(Entries with chart source code)
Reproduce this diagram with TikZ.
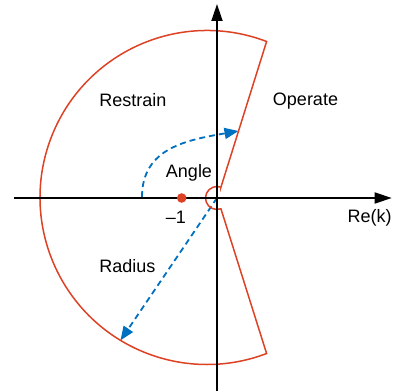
\documentclass[tikz,border=0pt]{standalone}
\usepackage{fontspec}
\setmainfont{Liberation Sans}
\usetikzlibrary{arrows.meta}
\definecolor{relred}{RGB}{222,66,36}
\definecolor{relblue}{RGB}{0,112,192}
\begin{document}
\begin{tikzpicture}[x=1pt,y=1pt,
  axis/.style={line width=1.8pt,-{Triangle[length=17pt,width=11pt]}},
  region/.style={relred,line width=1.5pt,line join=miter},
  dasharrow/.style={relblue,line width=1.8pt,dash pattern=on 6pt off 4pt,-{Triangle[length=14pt,width=11pt]}},
  lbl/.style={font=\fontsize{18}{20}\selectfont,inner sep=0pt,anchor=base}]
\useasboundingbox (-217,-193) rectangle (176,198);
\coordinate (O) at (0,0);
\coordinate (angstart) at (-75,1);
\coordinate (angend) at (21.5,67);
\coordinate (radend) at (-96.5,-142.4);
% blue dashed arrows
\draw[dasharrow] (angstart) .. controls (-75,50) and (-30,58) .. (angend);
\draw[dasharrow] (O) -- (radend);
% characteristic region
\draw[region] (3.93,10.8) coordinate (p1) -- (49.6,156.5) coordinate (tr)
  arc[start angle=69.1,end angle=290.9,radius=167] coordinate (br)
  -- (3.93,-10.8) coordinate (p2)
  arc[start angle=-70,end angle=-290,radius=11.5] -- cycle;
% axes
\coordinate (xl) at (-203,0);
\coordinate (xr) at (174.7,0);
\coordinate (yb) at (0,-193);
\coordinate (yt) at (0,194);
\draw[axis] (xl) -- (xr);
\draw[axis] (yb) -- (yt);
% point -1
\node[circle,fill=relred,inner sep=0pt,minimum size=9.6pt] (dot) at (-35.3,0) {};
% labels
\node[lbl] (restrain) at (-84.2,92) {Restrain};
\node[lbl] (operate) at (88.5,92.7) {Operate};
\node[lbl] (angle) at (-28,20.7) {Angle};
\node[lbl] (radius) at (-89.5,-74.7) {Radius};
\node[lbl] (rek) at (152.7,-24.7) {Re(k)};
\node[lbl] (m1) at (-41,-25.3) {–1};
\end{tikzpicture}
\end{document}
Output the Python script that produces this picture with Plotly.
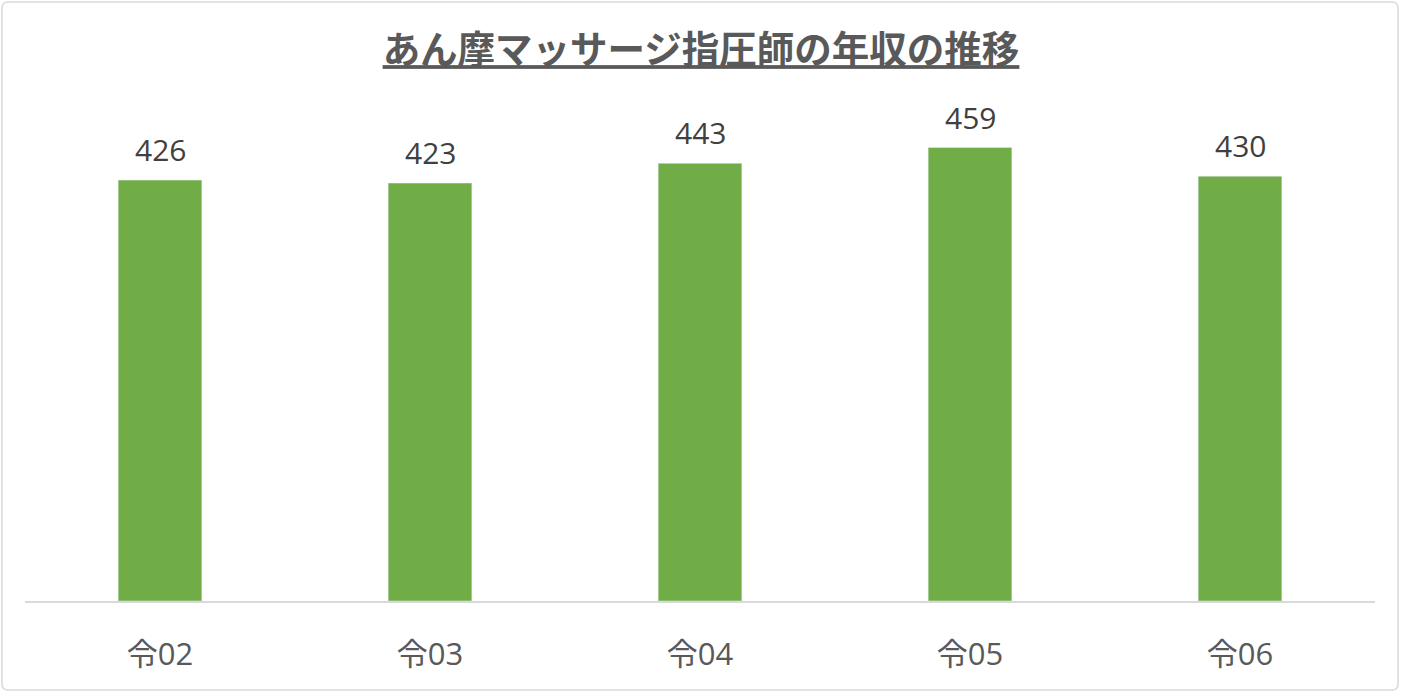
import plotly.graph_objects as go

# 年度（令和）と年収（万円）
years = ["令02", "令03", "令04", "令05", "令06"]
salary = [426, 423, 443, 459, 430]

TITLE = "あん摩マッサージ指圧師の年収の推移"

# plot area in pixels: x 25..1375, y 107..601
W, H = 1402, 693
L, R, T, B = 25, 27, 107, 92
pw, ph = W - L - R, H - T - B


def px_x(v):
    return (v - L) / pw


def px_y(v):
    return (H - B - v) / ph


fig = go.Figure(
    go.Bar(
        x=years,
        y=salary,
        marker_color="#70ad47",
        hoverinfo="x+y",
    )
)

# data labels above the bars
for yr, val in zip(years, salary):
    fig.add_annotation(
        x=yr,
        y=val,
        text=str(val),
        showarrow=False,
        yanchor="bottom",
        yshift=8,
        font=dict(size=30, color="#404040", family="Open Sans, Noto Sans CJK JP"),
    )

fig.update_layout(
    width=W,
    height=H,
    margin=dict(l=L, r=R, t=T, b=B),
    paper_bgcolor="white",
    plot_bgcolor="white",
    showlegend=False,
    bargap=0.69,
    title=dict(
        text=f"<b><u>{TITLE}</u></b>",
        x=0.5,
        xanchor="center",
        y=1 - 50 / H,
        yanchor="middle",
        font=dict(size=37.5, color="#595959", family="Noto Sans CJK JP"),
    ),
    font=dict(family="Noto Sans CJK JP"),
)

fig.update_xaxes(
    showline=True,
    linecolor="#d9d9d9",
    linewidth=1.5,
    showgrid=False,
    ticks="",
    ticklabelstandoff=25,
    tickfont=dict(size=31, color="#595959", family="Open Sans, Noto Sans CJK JP"),
)
fig.update_yaxes(range=[0, 500], visible=False, showgrid=False)

# 外枠 (rounded rectangle)
x0, x1 = px_x(2), px_x(1398)
y0, y1 = px_y(690), px_y(2)
rx, ry = 6 / pw, 6 / ph
frame = (
    f"M {x0 + rx},{y1} L {x1 - rx},{y1} Q {x1},{y1} {x1},{y1 - ry} "
    f"L {x1},{y0 + ry} Q {x1},{y0} {x1 - rx},{y0} "
    f"L {x0 + rx},{y0} Q {x0},{y0} {x0},{y0 + ry} "
    f"L {x0},{y1 - ry} Q {x0},{y1} {x0 + rx},{y1} Z"
)
fig.add_shape(
    type="path",
    xref="paper",
    yref="paper",
    path=frame,
    line=dict(color="#d9d9d9", width=1.5),
    layer="below",
)

fig.write_html(
    "out.html",
    config={"displayModeBar": False},
    post_script="document.body.style.margin='0';document.body.style.overflow='hidden';",
)
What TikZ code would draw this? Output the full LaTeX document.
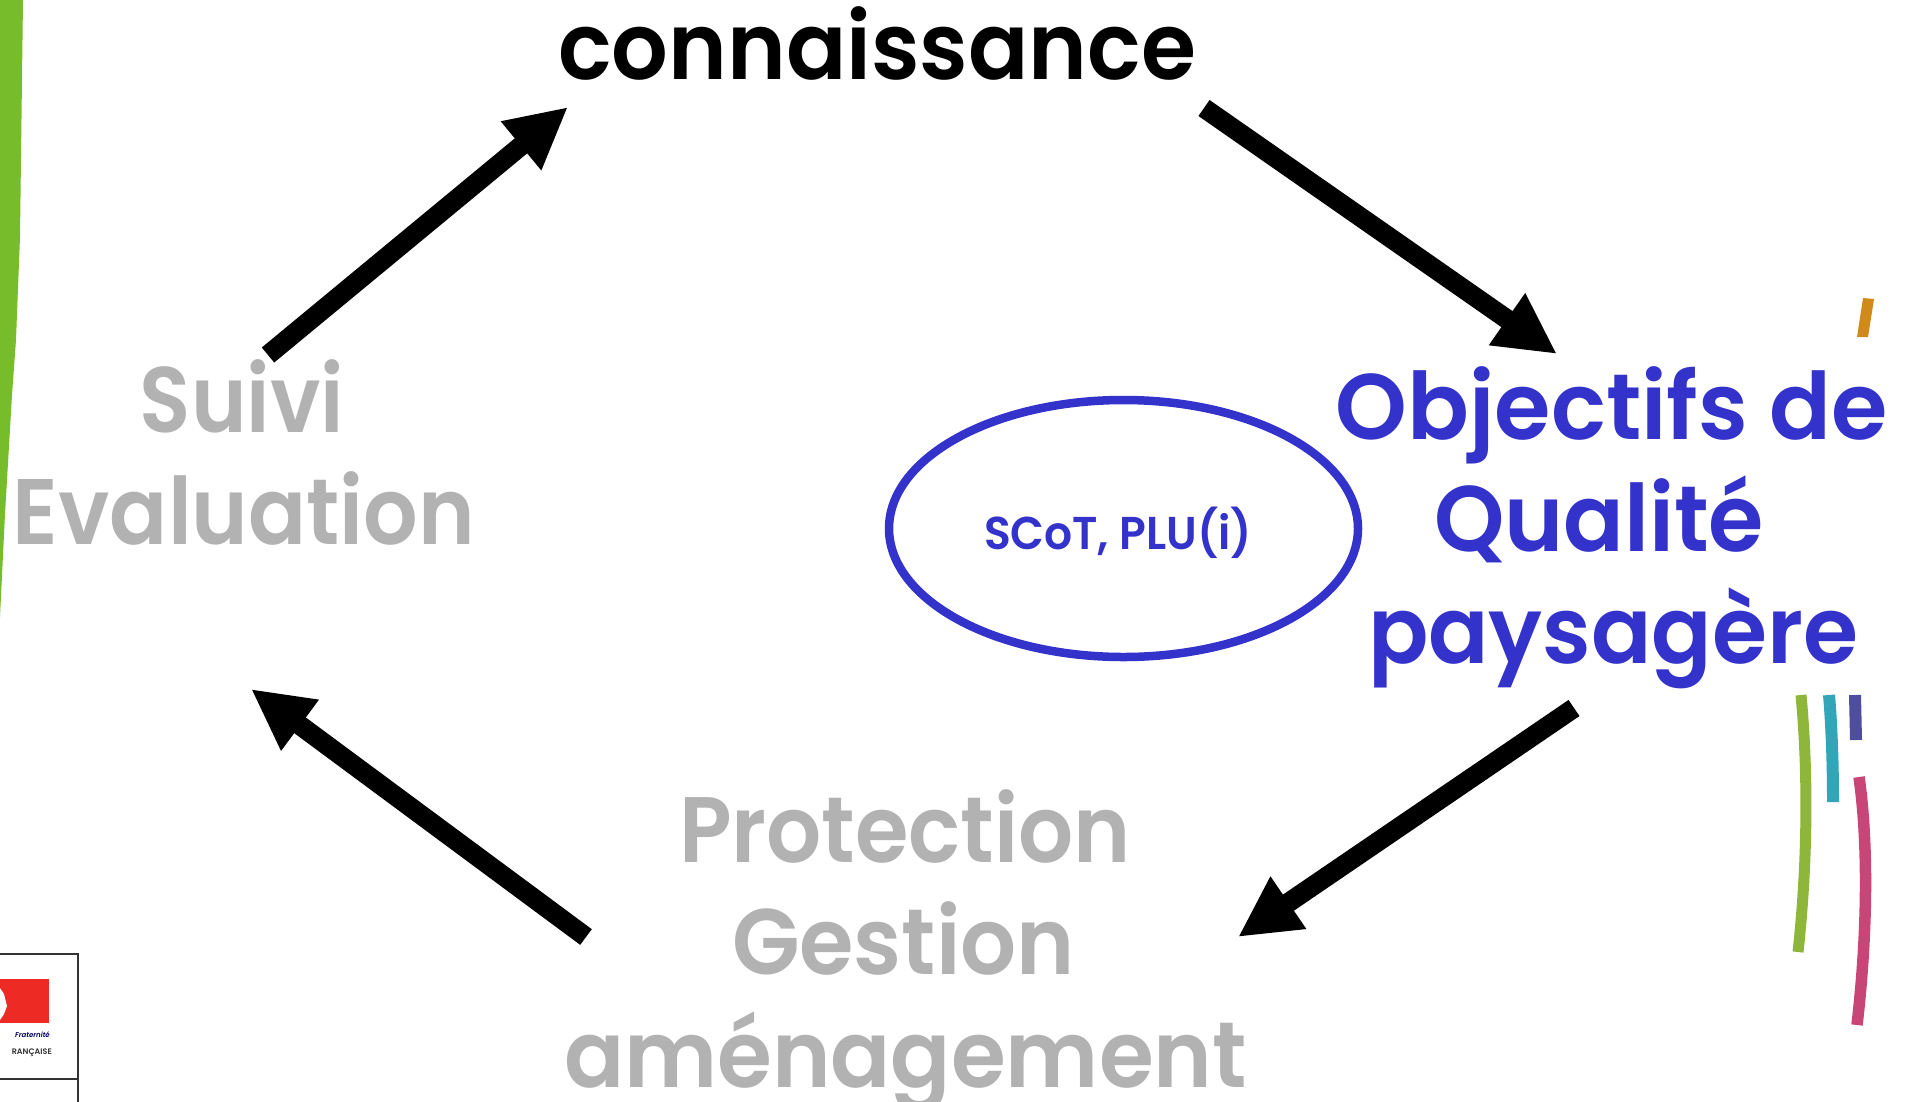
\documentclass[tikz,border=0pt]{standalone}
\usepackage{fontspec}
\usepackage{graphicx}
\setmainfont{Poppins SemiBold}
\usetikzlibrary{arrows.meta,shapes.geometric}
\definecolor{qblue}{HTML}{3333CC}
\definecolor{qgrey}{HTML}{B2B2B2}
\definecolor{qgreen}{HTML}{76BC2B}
\definecolor{qstripg}{HTML}{8DB63A}
\definecolor{qstripc}{HTML}{31A6B8}
\definecolor{qstripp}{HTML}{4E4E9E}
\definecolor{qstripr}{HTML}{C84578}
\definecolor{qstripo}{HTML}{D08A1A}
\definecolor{qred}{HTML}{EE2A24}
\newcommand{\fitw}[2]{\resizebox{#1}{\height}{#2}}
\tikzset{
  big/.style={font=\fontsize{93}{110}\selectfont, inner sep=0pt, anchor=base},
  flow/.style={line width=19.5pt, -{Triangle[length=61pt,width=59pt]}},
  strip/.style={line width=11pt, line cap=butt},
}
\begin{document}
\begin{tikzpicture}[x=1pt,y=-1pt]
\useasboundingbox (0,0) rectangle (1908,1101);
\fill[white] (0,0) rectangle (1908,1101);
% left band
\fill[qgreen] (0,0) -- (23,0) -- (20,237) -- (16,340) -- (12,395) -- (5,514) -- (0,617) -- cycle;
% right strips
\fill[qstripo] (1863,298) -- (1874,299) -- (1868,337) -- (1857,337) -- cycle;
\draw[strip,color=qstripg] (1801,695) .. controls (1808,770) and (1808,860) .. (1798,952);
\draw[strip,color=qstripc,line width=12pt] (1829,695) .. controls (1832,730) and (1833,770) .. (1833,802);
\draw[strip,color=qstripp,line width=12pt] (1855,695) -- (1856,740);
\draw[strip,color=qstripr,line width=11.5pt] (1859,777) .. controls (1868,840) and (1868,930) .. (1857,1025);
% logo
\begin{scope}
\clip (0,950) rectangle (80,1101);
\draw[line width=1.6pt,color=black!80] (-5,954) -- (78,954) -- (78,1105);
\draw[line width=1.6pt,color=black!80] (-5,1079) -- (78,1079);
\fill[qred] (0,979) rectangle (49,1023);
\fill[white] (0,988) -- (4,994) -- (7,1006) -- (4,1014) -- (0,1020) -- cycle;
\node[anchor=east,inner sep=0pt,font=\itshape\fontsize{7}{8}\selectfont,color=blue!40!black] (frat) at (50,1035) {Fraternité};
\node[anchor=east,inner sep=0pt,font=\fontsize{8}{9}\selectfont,color=black!80] (fr) at (52,1053) {RANÇAISE};
\end{scope}
% text
\node[big,color=black] (know) at (877,79) {\fitw{638pt}{connaissance}};
\node[big,color=qblue] (obj1) at (1612,439) {\fitw{552pt}{Objectifs de}};
\node[big,color=qblue] (obj2) at (1599,551) {\fitw{330pt}{Qualité}};
\node[big,color=qblue] (obj3) at (1613,663) {\fitw{490pt}{paysagère}};
\node[big,color=qgrey] (prot1) at (905,862) {\fitw{452pt}{Protection}};
\node[big,color=qgrey] (prot2) at (903.5,974) {\fitw{343pt}{Gestion}};
\node[big,color=qgrey] (prot3) at (905.5,1087) {\fitw{683pt}{aménagement}};
\node[big,color=qgrey] (suivi1) at (242,432) {\fitw{204pt}{Suivi}};
\node[big,color=qgrey] (suivi2) at (244,544) {\fitw{462pt}{Evaluation}};
\node[draw=qblue,line width=8.5pt,ellipse,minimum width=469pt,minimum height=257pt,inner sep=0pt] (scot) at (1123.5,528.5) {};
\node[anchor=base,inner sep=0pt,color=qblue,font=\fontsize{46}{54}\selectfont] (scottext) at (1118,549) {\fitw{268pt}{SCoT, PLU(i)}};
\fill[white] (1225,558.5) rectangle (1262,580);
% connectors
\coordinate (a1) at (268,355); \coordinate (a2) at (568,107);
\coordinate (b1) at (1204,108); \coordinate (b2) at (1557,354);
\coordinate (c1) at (1574,708); \coordinate (c2) at (1238,937);
\coordinate (d1) at (586,937); \coordinate (d2) at (251,689);
\draw[flow] (a1) -- (a2);
\draw[flow] (b1) -- (b2);
\draw[flow] (c1) -- (c2);
\draw[flow] (d1) -- (d2);
\end{tikzpicture}
\end{document}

Brief = Your first line is the one with "Output the Python", and your last is the one with "pw, ph = W - L - R, H - T - B". Copy those and every line between them exactly, without any pictures.

The answer =
Output the Python script that produces this picture with Plotly.
import plotly.graph_objects as go

# 年度（令和）と年収（万円）
years = ["令02", "令03", "令04", "令05", "令06"]
salary = [426, 423, 443, 459, 430]

TITLE = "あん摩マッサージ指圧師の年収の推移"

# plot area in pixels: x 25..1375, y 107..601
W, H = 1402, 693
L, R, T, B = 25, 27, 107, 92
pw, ph = W - L - R, H - T - B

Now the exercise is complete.